- _Aim of the exercise_
With all pictures omitted, return verbatim the lines from the beginning of the records below through the line containing "1.5, 0.5, 0]".

- _Dataset excerpts_
+-------+

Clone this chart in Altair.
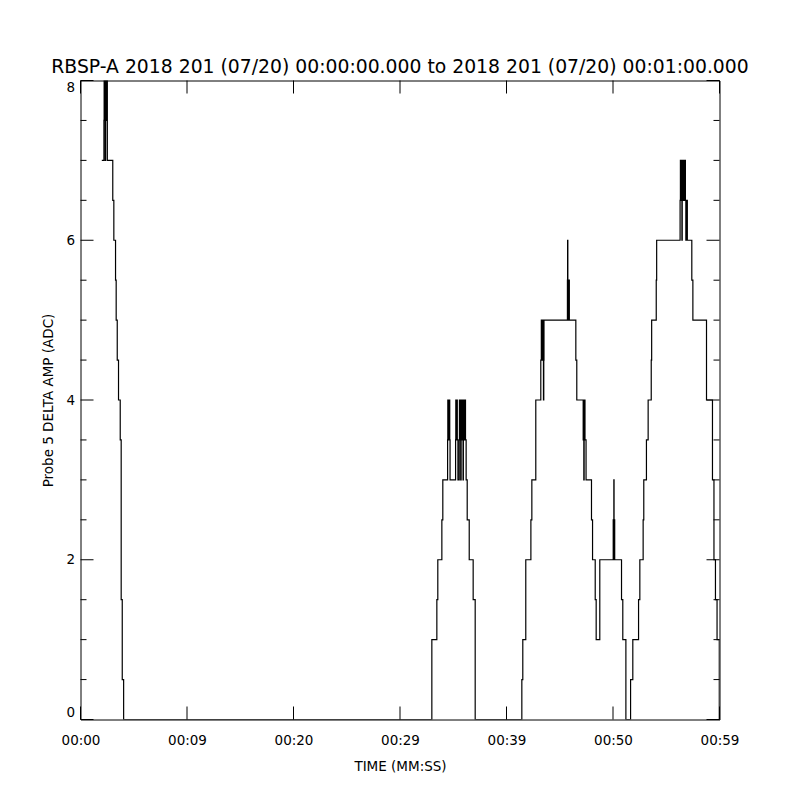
import altair as alt
import pandas as pd

# ---------------- data (seconds after 00:00:00, ADC counts) ----------------
peak_a_t = [2.00, 2.20, 2.22, 2.24, 2.26, 2.28, 2.30, 2.32, 2.36, 2.38, 2.40, 2.42, 2.44,
            2.46, 2.48, 2.50, 2.52, 3.03, 3.13, 3.29, 3.35, 3.45, 3.57, 3.73, 3.82, 3.92, 4.05]
peak_a_v = [7, 7.5, 8, 7.5, 8, 7.5, 8, 7, 7.5, 8, 7.5, 8, 7.5,
            8, 7.5, 8, 7, 6.5, 6, 5.5, 5, 4.5, 4, 3.5, 1.5, 0.5, 0]

peak_b_t = [32.99, 33.46, 33.55, 33.93, 34.02,
            34.47, 34.49, 34.51, 34.53, 34.55, 34.57, 34.59, 34.61, 34.63, 34.65, 34.67, 34.70,
            35.22, 35.24, 35.26, 35.28, 35.30, 35.32, 35.34, 35.36, 35.38, 35.44,
            35.56, 35.58, 35.60, 35.62, 35.64, 35.66, 35.68, 35.70, 35.74, 35.76, 35.78, 35.80,
            35.82, 35.84, 35.86, 35.88, 35.90, 35.92, 35.95, 35.97, 35.99, 36.01, 36.03, 36.05,
            36.07, 36.09, 36.11, 36.13, 36.15, 36.21,
            36.31, 36.50, 36.87, 37.06]
peak_b_v = [1, 1.5, 2, 2.5, 3,
            3.5, 4, 3.5, 4, 3.5, 4, 3.5, 4, 3.5, 4, 3.5, 3,
            3.5, 4, 3.5, 4, 3.5, 4, 3.5, 4, 3.5, 3,
            3.5, 4, 3.5, 4, 3.5, 4, 3.5, 3, 3.5, 4, 3.5, 4,
            3.5, 4, 3.5, 4, 3.5, 3, 3.5, 4, 3.5, 4, 3.5, 4,
            3.5, 4, 3.5, 4, 3.5, 3,
            2.5, 2, 1.5, 0]

peak_c_t = [41.44, 41.53, 41.81, 42.29, 42.38, 42.75, 43.22,
            43.27, 43.29, 43.31, 43.33, 43.35, 43.37, 43.39, 43.41, 43.43, 43.45, 43.47, 43.50, 43.52,
            45.72, 45.74, 45.76, 45.78, 45.80, 45.82, 45.84, 45.86, 45.88, 45.90,
            46.51, 46.60,
            47.20, 47.22, 47.24, 47.26, 47.29, 47.31, 47.33, 47.35, 47.37, 47.47,
            47.98, 48.08, 48.33, 48.42, 48.76,
            50.02, 50.04, 50.06, 50.08, 50.10, 50.12, 50.14, 50.16,
            50.80, 50.92, 51.21]
peak_c_v = [0.5, 1, 2, 2.5, 3, 4, 4.5,
            5, 4.5, 5, 4.5, 5, 4.5, 5, 4.5, 5, 4.5, 4, 4.5, 5,
            5.5, 6, 5.5, 5, 5.5, 5, 5.5, 5, 5.5, 5,
            4.5, 4,
            3.5, 4, 3.5, 3, 3.5, 4, 3.5, 4, 3.5, 3,
            2.5, 2, 1.5, 1, 2,
            2.5, 2, 2.5, 3, 2.5, 2, 2.5, 2,
            1.5, 1, 0]

peak_d_t = [51.65, 51.86, 52.40, 52.52, 52.83, 52.89, 53.14, 53.30, 53.59, 53.63, 54.06, 54.10,
            56.30, 56.33, 56.35, 56.37, 56.39, 56.41, 56.43, 56.45, 56.47, 56.50, 56.52, 56.54,
            56.56, 56.58, 56.60, 56.62, 56.64, 56.66, 56.68, 56.70, 56.75, 56.80, 56.84, 56.90, 56.98,
            57.40, 57.50, 58.78, 59.34, 59.48, 59.62, 59.77, 59.98, 60.00]
peak_d_v = [0.5, 1, 1.5, 2, 2.5, 3, 3.5, 4, 4.5, 5, 5.5, 6,
            6.5, 7, 6.5, 7, 6.5, 7, 6.5, 7, 6, 6.5, 7, 6.5,
            7, 6.5, 7, 6.5, 7, 6.5, 7, 6.5, 7, 6.5, 6, 6.5, 6,
            5.5, 5, 4, 3, 2, 1.5, 1, 0, 0]

x_tick_values = [0, 10, 20, 30, 40, 50, 60]
x_tick_labels = ["00:00", "00:09", "00:20", "00:29", "00:39", "00:50", "00:59"]
y_major = [0, 2, 4, 6, 8]
y_minor = [0.5, 1, 1.5, 2.5, 3, 3.5, 4.5, 5, 5.5, 6.5, 7, 7.5]

title_text = "RBSP-A 2018 201 (07/20) 00:00:00.000 to 2018 201 (07/20) 00:01:00.000"
x_title = "TIME (MM:SS)"
y_title = "Probe 5 DELTA AMP (ADC)"

# ---------------- chart ----------------
W, H = 639, 639
FONT = "DejaVu Sans"
FS = 13.5
MAJ, MIN = 13, 6
LW = 1.2

times = peak_a_t + peak_b_t + peak_c_t + peak_d_t
values = peak_a_v + peak_b_v + peak_c_v + peak_d_v
df = pd.DataFrame({"t": times, "v": values})

xs = alt.Scale(domain=[0, 60], nice=False, zero=False)
ys = alt.Scale(domain=[0, 8], nice=False, zero=False)

label_expr = "[" + ",".join("'%s'" % s for s in x_tick_labels) + "][round(datum.value/10)]"

x_axis = alt.Axis(
    values=x_tick_values, labelExpr=label_expr, title=x_title,
    domain=False, ticks=False, tickSize=0, grid=False,
    labelFlush=False, labelOverlap=False, labelPadding=14,
    labelFont=FONT, labelFontSize=FS, labelColor="black",
    titleFont=FONT, titleFontSize=FS, titleFontWeight="normal", titleColor="black",
    titleX=W / 2, titleY=47, titleBaseline="middle", titleAlign="center")
y_axis = alt.Axis(
    values=y_major, format="d", title=y_title,
    domain=False, ticks=False, tickSize=0, grid=False,
    labelFlush=True, labelOverlap=False, labelPadding=6,
    labelFont=FONT, labelFontSize=FS, labelColor="black",
    titleFont=FONT, titleFontSize=FS, titleFontWeight="normal", titleColor="black",
    titleX=-32, titleY=H / 2, titleBaseline="middle", titleAlign="center", titleAngle=270)

line = alt.Chart(df).mark_line(
    interpolate="step-after", color="black", strokeWidth=LW, clip=True
).encode(
    x=alt.X("t:Q", scale=xs, axis=x_axis, title=x_title),
    y=alt.Y("v:Q", scale=ys, axis=y_axis, title=y_title),
)

ymaj_df = pd.DataFrame({"v": y_major})
ymin_df = pd.DataFrame({"v": y_minor})
xt_df = pd.DataFrame({"t": x_tick_values})

def yticks(d, x0, x1):
    return alt.Chart(d).mark_rule(color="black", strokeWidth=1).encode(
        y=alt.Y("v:Q", scale=ys, axis=y_axis, title=y_title), x=alt.value(x0), x2=alt.value(x1))

def xticks(d, y0, y1):
    return alt.Chart(d).mark_rule(color="black", strokeWidth=1).encode(
        x=alt.X("t:Q", scale=xs, axis=x_axis, title=x_title), y=alt.value(y0), y2=alt.value(y1))

chart = alt.layer(
    line,
    yticks(ymaj_df, 0, MAJ), yticks(ymin_df, 0, MIN),
    yticks(ymaj_df, W - MAJ, W), yticks(ymin_df, W - MIN, W),
    xticks(xt_df, H, H - MAJ), xticks(xt_df, 0, MAJ),
).properties(
    width=W, height=H,
    title=alt.TitleParams(text=title_text, font=FONT, fontSize=18.8, fontWeight="normal",
                          color="black", anchor="middle", baseline="alphabetic",
                          offset=6, dy=18),
    autosize=alt.AutoSizeParams(type="none"),
    padding={"left": 72.5, "top": 72.5, "right": 60, "bottom": 60},
).configure(background="white").configure_view(stroke="black", strokeWidth=1)

chart.save("out.html", embed_options={"renderer": "svg", "actions": False})
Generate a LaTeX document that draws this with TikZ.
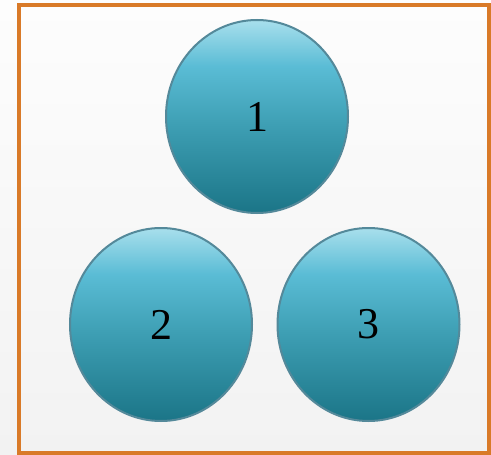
\documentclass[tikz,border=0pt]{standalone}
\usepackage{fontspec}
\setmainfont{Liberation Serif}
\usetikzlibrary{shapes.geometric}
\definecolor{ctop}{HTML}{A8DFEC}
\definecolor{cmid}{HTML}{5ABCD5}
\definecolor{cmid2}{HTML}{3E9FB4}
\definecolor{cbot}{HTML}{1B7587}
\definecolor{cedge}{HTML}{54899A}
\definecolor{frame}{HTML}{D97A28}
\definecolor{bgtop}{HTML}{FDFDFD}
\definecolor{bgbot}{HTML}{F2F2F2}
\pgfdeclareverticalshading{ballshade}{100bp}{color(0bp)=(cbot); color(25bp)=(cbot); color(48bp)=(cmid2); color(63bp)=(cmid); color(75bp)=(ctop); color(100bp)=(ctop)}
\begin{document}
\begin{tikzpicture}[x=1pt,y=-1pt,
  ball/.style={ellipse, minimum width=182pt, minimum height=193pt, inner sep=0pt,
    draw=cedge, line width=2pt, shading=ballshade,
    font=\fontsize{44}{44}\selectfont, text=black}]
\useasboundingbox (0,0) rectangle (491,455);
\shade[top color=bgtop, bottom color=bgbot] (0,0) rectangle (491,455);
\draw[frame, line width=4pt] (19,5) rectangle (489,453);
\node[ball] (n1) at (257,116.5) {1};
\node[ball] (n2) at (161,324.5) {2};
\node[ball] (n3) at (368.5,324.5) {3};
\end{tikzpicture}
\end{document}
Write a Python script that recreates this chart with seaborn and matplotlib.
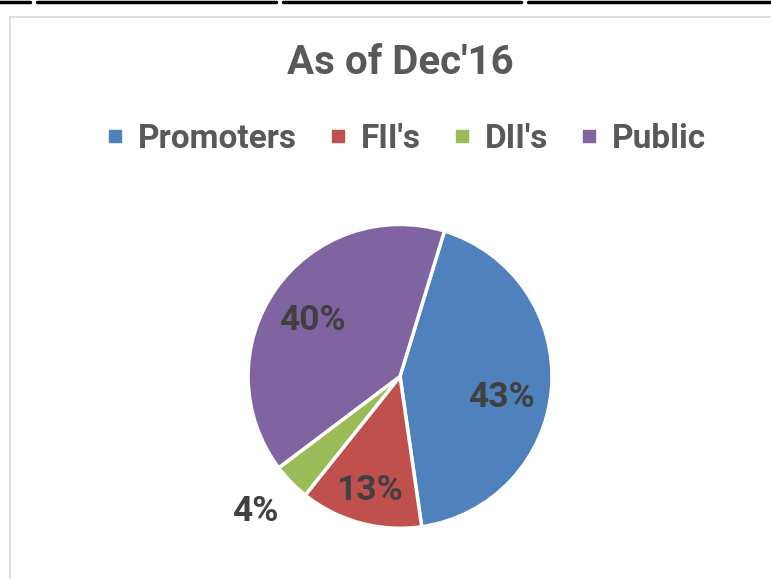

+-------+

- _Task answer_
Clone this chart in Altair.
import altair as alt
import pandas as pd

# ---------------- data (seconds after 00:00:00, ADC counts) ----------------
peak_a_t = [2.00, 2.20, 2.22, 2.24, 2.26, 2.28, 2.30, 2.32, 2.36, 2.38, 2.40, 2.42, 2.44,
            2.46, 2.48, 2.50, 2.52, 3.03, 3.13, 3.29, 3.35, 3.45, 3.57, 3.73, 3.82, 3.92, 4.05]
peak_a_v = [7, 7.5, 8, 7.5, 8, 7.5, 8, 7, 7.5, 8, 7.5, 8, 7.5,
            8, 7.5, 8, 7, 6.5, 6, 5.5, 5, 4.5, 4, 3.5, 1.5, 0.5, 0]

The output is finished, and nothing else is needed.